Competitive density waves in quasi-one-dimensional electron systems

TL;DR

This paper explores how electron-electron and electron-phonon interactions in a one-dimensional t-J model lead to various lattice and charge modulated ground states, revealing a complex phase diagram with competing insulating phases.

Contribution

It provides a detailed analysis of the ground states of the t-J model with phonons, including phase diagrams and the effects of different coupling strengths, using both analytical and numerical methods.

Findings

Identification of competing spin-Peierls and dimerized states.

Phase diagram showing paramagnetic band insulator and Mott insulator regions.

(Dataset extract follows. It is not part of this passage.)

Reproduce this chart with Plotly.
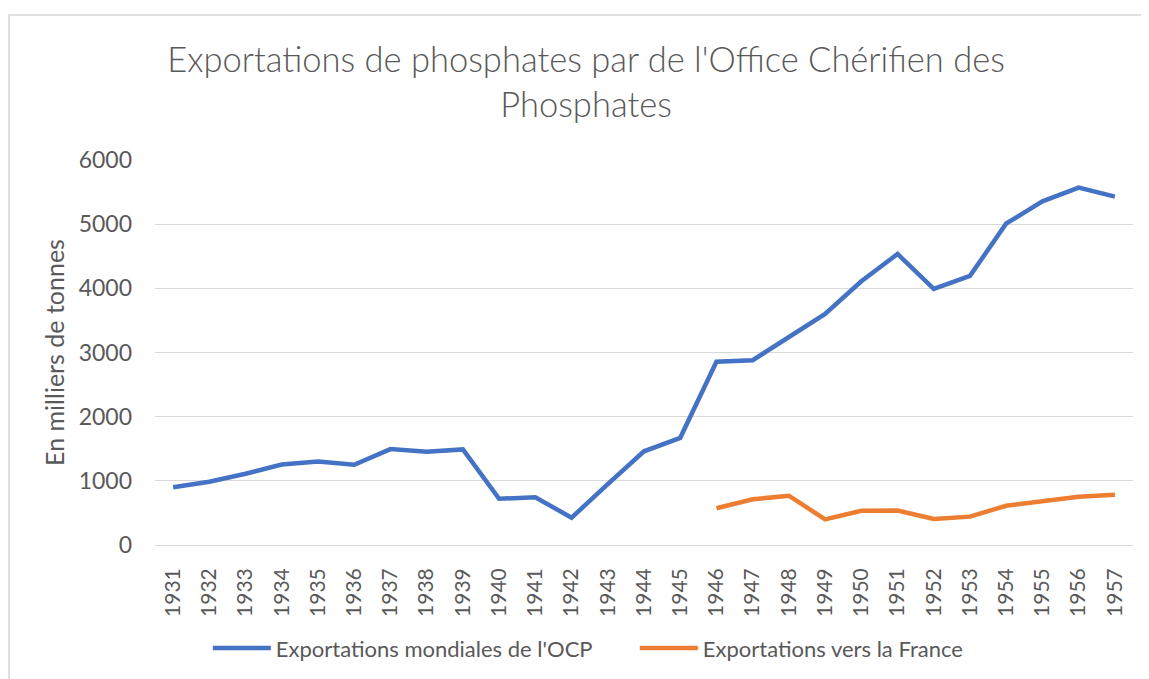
import plotly.graph_objects as go

years = [str(y) for y in range(1931, 1958)]
mondiales = [900, 985, 1110, 1255, 1300, 1250, 1495, 1455, 1490, 720, 745, 425,
             950, 1460, 1670, 2855, 2880, 3240, 3600, 4110, 4535, 3990, 4195, 5010,
             5355, 5570, 5430]
france_years = [str(y) for y in range(1946, 1958)]
france = [572, 712, 768, 400, 534, 538, 405, 442, 612, 676, 752, 783]

title_text = "Exportations de phosphates par de l'Office Chérifien des<br>Phosphates"
y_title = "En milliers de tonnes"
name1 = "Exportations mondiales de l'OCP"
name2 = "Exportations vers la France"

FONT = "Lato, 'Open Sans', sans-serif"
GREY = "#595959"

fig = go.Figure()
fig.add_trace(go.Scatter(x=years, y=mondiales, mode="lines", name=name1,
                         line=dict(color="#4472C4", width=4.5)))
fig.add_trace(go.Scatter(x=france_years, y=france, mode="lines", name=name2,
                         line=dict(color="#ED7D31", width=4.5)))

fig.update_layout(
    width=1141, height=671,
    margin=dict(l=147, r=16, t=152, b=134, autoexpand=False),
    paper_bgcolor="white", plot_bgcolor="white",
    font=dict(family=FONT, color=GREY, size=20),
    title=dict(text=title_text, x=0.5066, xanchor="center", y=0.904, yanchor="top",
               font=dict(family=FONT, size=34.5, color=GREY, weight=300)),
    showlegend=True,
    legend=dict(orientation="h", x=0.054, xanchor="left", y=-0.268, yanchor="middle",
                font=dict(family=FONT, size=22, color=GREY),
                itemwidth=58, entrywidth=354, entrywidthmode="pixels",
                tracegroupgap=0),
    xaxis=dict(type="category", categoryorder="array", categoryarray=years,
               range=[-0.5, 26.5], tickangle=-90, showgrid=False, showline=False,
               automargin=False,
               ticks="", ticklabelstandoff=18, tickfont=dict(size=21, color=GREY)),
    yaxis=dict(range=[0, 6000], dtick=1000, showgrid=True, gridcolor="#D9D9D9",
               gridwidth=1.3, zeroline=True, zerolinecolor="#D9D9D9", zerolinewidth=1.3,
               showline=False, ticks="", ticklabelstandoff=22, automargin=False,
               tickfont=dict(size=23, color=GREY),
               title=dict(text=y_title, standoff=6, font=dict(size=25, color=GREY))),
    shapes=[dict(type="rect", xref="paper", yref="paper", x0=-0.1493, x1=1.05,
                 y0=-0.45, y1=1.3766, line=dict(color="#D6D6D6", width=1.5),
                 layer="below")],
)

fig.write_html("out.html")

Analytical and numerical characterization of ground states.

Abstract

We investigate the nature of the ground state of the one-dimensional t-J model coupled to adiabatic phonons by use of the Lanczos technique at quarter filling. Due to the interplay between electron-electron and electron-phonon interactions, the model undergoes instabilities toward the formation of lattice and charge modulations. Moderate on-site and intra-site electron-phonon couplings lead to a competition of different spin-Peierls and dimerized states. In the former case two electrons belong to the unit cell and we expect a paramagnetic band insulator state, while lattice dimerization leads to a Mott insulating state with quasi long range antiferromagnetic order. The zero temperature phase diagram is obtained as a function of intra-site and inter-site electron-phonon couplings, analytically in the $J\to 0$ limit and numerically at finite J/t.